Hence we arrive at the following estimate

$$\begin{aligned}&\left( \frac{1}{\Delta t} -\frac{(1-\mu )|z_i|K}{4} \left( \frac{(1+\mu )|z_i|K}{2}\right) ^{\frac{1+\mu }{1-\mu }} \left\| \nabla \left( \psi ^n+{\overline{\psi }}_1\right) \right\| _6^{\frac{2}{1-\mu }} \right) \left\| u_1^{(i)} -u_2^{(i)}\right\| _2^2\nonumber \\&\quad \le \frac{1}{8}|z_i|^2\left\| u_2^{(i)} \right\| _3^2 \left\| \nabla \left( {\overline{\psi }}_1-{\overline{\psi }}_2\right) \right\| _6^2 \nonumber \\&\quad \le \frac{K}{8} |z_i|^2\left\| u_2^{(i)} \right\| _2^{2-2\mu } \left\| \nabla u_2^{(i)} \right\| _2^{2\mu } \left\| \sum _{i=1}^m z_i \left( \overline{u}_1^{(i)}-\overline{u}_2^{(i)}\right) \right\| _2^2, \end{aligned}$$

(1.136)

the last inequality follows the \(L_p\) interpolation (1.120) and Sobolev embedding (1.121). Therefore, the difference \(\left\| u_1^{(i)} -u_2^{(i)}\right\| _2\) can be controlled via \(\left\| \overline{u}_1^{(i)} - \overline{u}_2^{(i)}\right\| _2\) when \(\Delta t\) is sufficient small. In other words, we proved the uniformly Lipschitz continuity of mapping T.

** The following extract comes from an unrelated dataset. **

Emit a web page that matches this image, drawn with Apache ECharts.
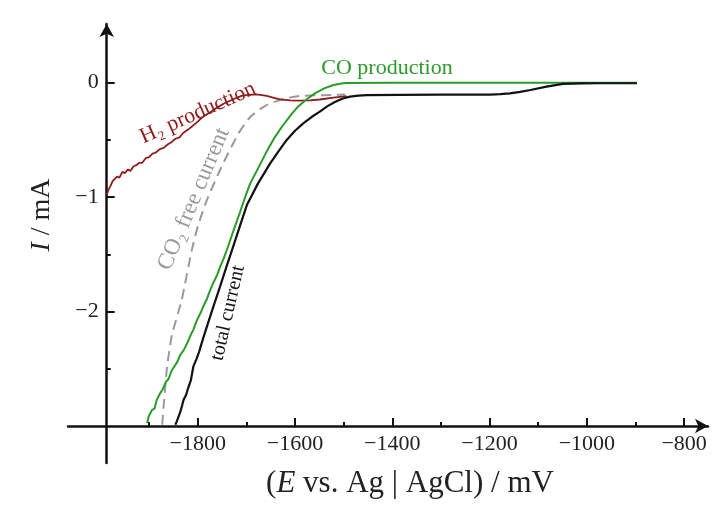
<!DOCTYPE html>
<html>
<head>
<meta charset="utf-8">
<script src="https://cdn.jsdelivr.net/npm/echarts@6/dist/echarts.min.js"></script>
<style>
html,body{margin:0;padding:0;background:#fff;}
#chart{width:718px;height:511px;}
</style>
</head>
<body>
<div id="chart"></div>
<script>
// ---- data (E in mV, I in mA) ----
var xTicks = [-1800, -1600, -1400, -1200, -1000, -800];
var xMinorTicks = [-1900, -1700, -1500, -1300, -1100, -900];
var yTicks = [0, -1, -2];
var yMinorTicks = [-0.5, -1.5, -2.5];

var h2Production = [[-1987,-0.98],[-1983,-0.93],[-1979,-0.90],[-1975,-0.86],[-1971,-0.87],[-1966,-0.82],[-1961,-0.83],[-1955,-0.78],[-1950,-0.79],[-1944,-0.76],[-1938,-0.77],[-1932,-0.73],[-1926,-0.72],[-1920,-0.70],[-1914,-0.70],[-1907,-0.66],[-1900,-0.65],[-1893,-0.62],[-1886,-0.61],[-1878,-0.58],[-1870,-0.57],[-1862,-0.54],[-1854,-0.52],[-1846,-0.49],[-1838,-0.48],[-1830,-0.44],[-1820,-0.41],[-1811,-0.38],[-1800,-0.34],[-1790,-0.30],[-1775,-0.26],[-1761,-0.22],[-1745,-0.18],[-1727,-0.145],[-1710,-0.115],[-1693,-0.105],[-1675,-0.105],[-1658,-0.116],[-1645,-0.13],[-1631,-0.145],[-1610,-0.155],[-1590,-0.157],[-1570,-0.155],[-1549,-0.147],[-1521,-0.13],[-1494,-0.118]];

var coProduction = [[-1904,-2.975],[-1901,-2.92],[-1898,-2.93],[-1894,-2.86],[-1889,-2.85],[-1884,-2.77],[-1878,-2.72],[-1872,-2.68],[-1866,-2.62],[-1860,-2.59],[-1854,-2.52],[-1848,-2.48],[-1842,-2.44],[-1836,-2.38],[-1829,-2.34],[-1822,-2.28],[-1815,-2.21],[-1808,-2.15],[-1802,-2.08],[-1795,-2.02],[-1788,-1.95],[-1781,-1.89],[-1775,-1.82],[-1768,-1.75],[-1761,-1.69],[-1754,-1.61],[-1747,-1.54],[-1740,-1.46],[-1727,-1.30],[-1713,-1.13],[-1700,-0.97],[-1692,-0.88],[-1675,-0.74],[-1658,-0.60],[-1642,-0.48],[-1627,-0.385],[-1610,-0.29],[-1594,-0.21],[-1576,-0.145],[-1559,-0.093],[-1540,-0.05],[-1521,-0.02],[-1505,-0.007],[-1494,-0.002],[-1400,0],[-897,0]];

var totalCurrent = [[-1846,-2.99],[-1843,-2.96],[-1840,-2.965],[-1836,-2.88],[-1832,-2.82],[-1829,-2.77],[-1824,-2.73],[-1819,-2.66],[-1814,-2.60],[-1809,-2.48],[-1803,-2.42],[-1797,-2.35],[-1790,-2.25],[-1781,-2.13],[-1768,-1.96],[-1754,-1.78],[-1741,-1.61],[-1727,-1.43],[-1713,-1.25],[-1699,-1.07],[-1676,-0.88],[-1651,-0.705],[-1634,-0.60],[-1617,-0.50],[-1600,-0.42],[-1583,-0.355],[-1566,-0.30],[-1549,-0.253],[-1533,-0.205],[-1518,-0.169],[-1503,-0.14],[-1487,-0.122],[-1470,-0.113],[-1452,-0.108],[-1384,-0.106],[-1300,-0.105],[-1199,-0.105],[-1178,-0.10],[-1158,-0.094],[-1137,-0.08],[-1116,-0.064],[-1083,-0.035],[-1049,-0.011],[-1010,-0.006],[-973,-0.005],[-897,-0.005]];

var co2FreeCurrent = [[-1873,-2.99],[-1869,-2.77],[-1863,-2.485],[-1853,-2.205],[-1833,-1.90],[-1812,-1.46],[-1799,-1.243],[-1781,-1.025],[-1751,-0.734],[-1716,-0.442],[-1692,-0.30],[-1662,-0.204],[-1625,-0.142],[-1590,-0.116],[-1556,-0.11],[-1522,-0.108],[-1497,-0.103]];

var labels = {
  h2: 'H\u2082 production',
  co: 'CO production',
  co2free: 'CO\u2082 free current',
  total: 'total current'
};

// ---- chart ----
var FONT = '"Liberation Serif", "DejaVu Serif", serif';
var chart = echarts.init(document.getElementById('chart'), null, {renderer: 'canvas'});
var xMin = -2066.7, xMax = -750.9, yMin = -3.324, yMax = 0.513;
function minus(v){ return String(v).replace('-', '\u2212'); }

var option = {
  backgroundColor: '#fff',
  animation: false,
  grid: {left: 68, right: 10, top: 24, bottom: 48, containLabel: false},
  xAxis: [{
    type: 'value', min: xMin, max: xMax, position: 'bottom', offset: -37,
    axisLine: {onZero: false, lineStyle: {color: '#111', width: 2.5}, symbol: ['none', 'arrow'], symbolSize: [11, 13]},
    axisTick: {inside: true, length: 8, lineStyle: {color: '#111', width: 2}, customValues: xTicks},
    axisLabel: {customValues: xTicks, formatter: minus, margin: 7, color: '#222', fontFamily: FONT, fontSize: 22},
    splitLine: {show: false}
  }, {
    type: 'value', min: xMin, max: xMax, position: 'bottom', offset: -37,
    axisLine: {show: false, onZero: false},
    axisTick: {inside: true, length: 4, lineStyle: {color: '#111', width: 2}, customValues: xMinorTicks},
    axisLabel: {show: false},
    splitLine: {show: false}
  }],
  yAxis: [{
    type: 'value', min: yMin, max: yMax, position: 'left', offset: -38.7,
    axisLine: {onZero: false, lineStyle: {color: '#111', width: 2.5}, symbol: ['none', 'arrow'], symbolSize: [11, 13]},
    axisTick: {inside: true, length: 8, lineStyle: {color: '#111', width: 2}, customValues: yTicks},
    axisLabel: {customValues: yTicks, formatter: minus, margin: 8, color: '#222', fontFamily: FONT, fontSize: 22},
    splitLine: {show: false}
  }, {
    type: 'value', min: yMin, max: yMax, position: 'left', offset: -38.7,
    axisLine: {show: false, onZero: false},
    axisTick: {inside: true, length: 4, lineStyle: {color: '#111', width: 2}, customValues: yMinorTicks},
    axisLabel: {show: false},
    splitLine: {show: false}
  }],
  series: [
    {type: 'line', name: labels.co2free, data: co2FreeCurrent, showSymbol: false, smooth: 0.2,
     lineStyle: {color: '#9a9a9a', width: 2, type: [10, 6]}, z: 2},
    {type: 'line', name: labels.h2, data: h2Production, showSymbol: false,
     lineStyle: {color: '#8e1c1c', width: 1.8}, z: 3},
    {type: 'line', name: labels.co, data: coProduction, showSymbol: false,
     lineStyle: {color: '#2a9a2a', width: 2}, z: 4},
    {type: 'line', name: labels.total, data: totalCurrent, showSymbol: false,
     lineStyle: {color: '#111', width: 2.2}, z: 5}
  ],
  graphic: [
    {type: 'text', x: 198, y: 113, rotation: 24 * Math.PI / 180,
     style: {text: labels.h2, fill: '#8e1c1c', font: '22px ' + FONT, align: 'center', verticalAlign: 'middle'}},
    {type: 'text', x: 387, y: 68,
     style: {text: labels.co, fill: '#2a9a2a', font: '22px ' + FONT, align: 'center', verticalAlign: 'middle'}},
    {type: 'text', x: 194, y: 199, rotation: 67 * Math.PI / 180,
     style: {text: labels.co2free, fill: '#9a9a9a', font: '23px ' + FONT, align: 'center', verticalAlign: 'middle'}},
    {type: 'text', x: 228, y: 313, rotation: 77 * Math.PI / 180,
     style: {text: labels.total, fill: '#111', font: '20px ' + FONT, align: 'center', verticalAlign: 'middle'}},
    {type: 'text', x: 410, y: 484,
     style: {text: '({i|E} vs. Ag | AgCl) / mV', fill: '#222', font: '31px ' + FONT, align: 'center', verticalAlign: 'middle',
       rich: {i: {fontStyle: 'italic', fontSize: 31, fontFamily: FONT, fill: '#222'}}}},
    {type: 'text', x: 42, y: 215, rotation: Math.PI / 2,
     style: {text: '{i|I} / mA', fill: '#222', font: '28px ' + FONT, align: 'center', verticalAlign: 'middle',
       rich: {i: {fontStyle: 'italic', fontSize: 28, fontFamily: FONT, fill: '#222'}}}}
  ]
};
chart.setOption(option);
</script>
</body>
</html>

Note that \({\mathcal {N}}\) is a closed and convex subset of Y. The precompact property of \(T({\mathcal {N}})\) is an immediate consequence of the continuity and estimate (1.126).

Thus, the existence of a fixed point in \({\mathcal {N}}\) is guaranteed by the Schauder’s Fixed Point Theorem. Therefore, we proved the existence of weak solution to the system (3.85), (3.86) for \(\Delta t >0\) small enough, which belongs to \(H^1(\Omega )\).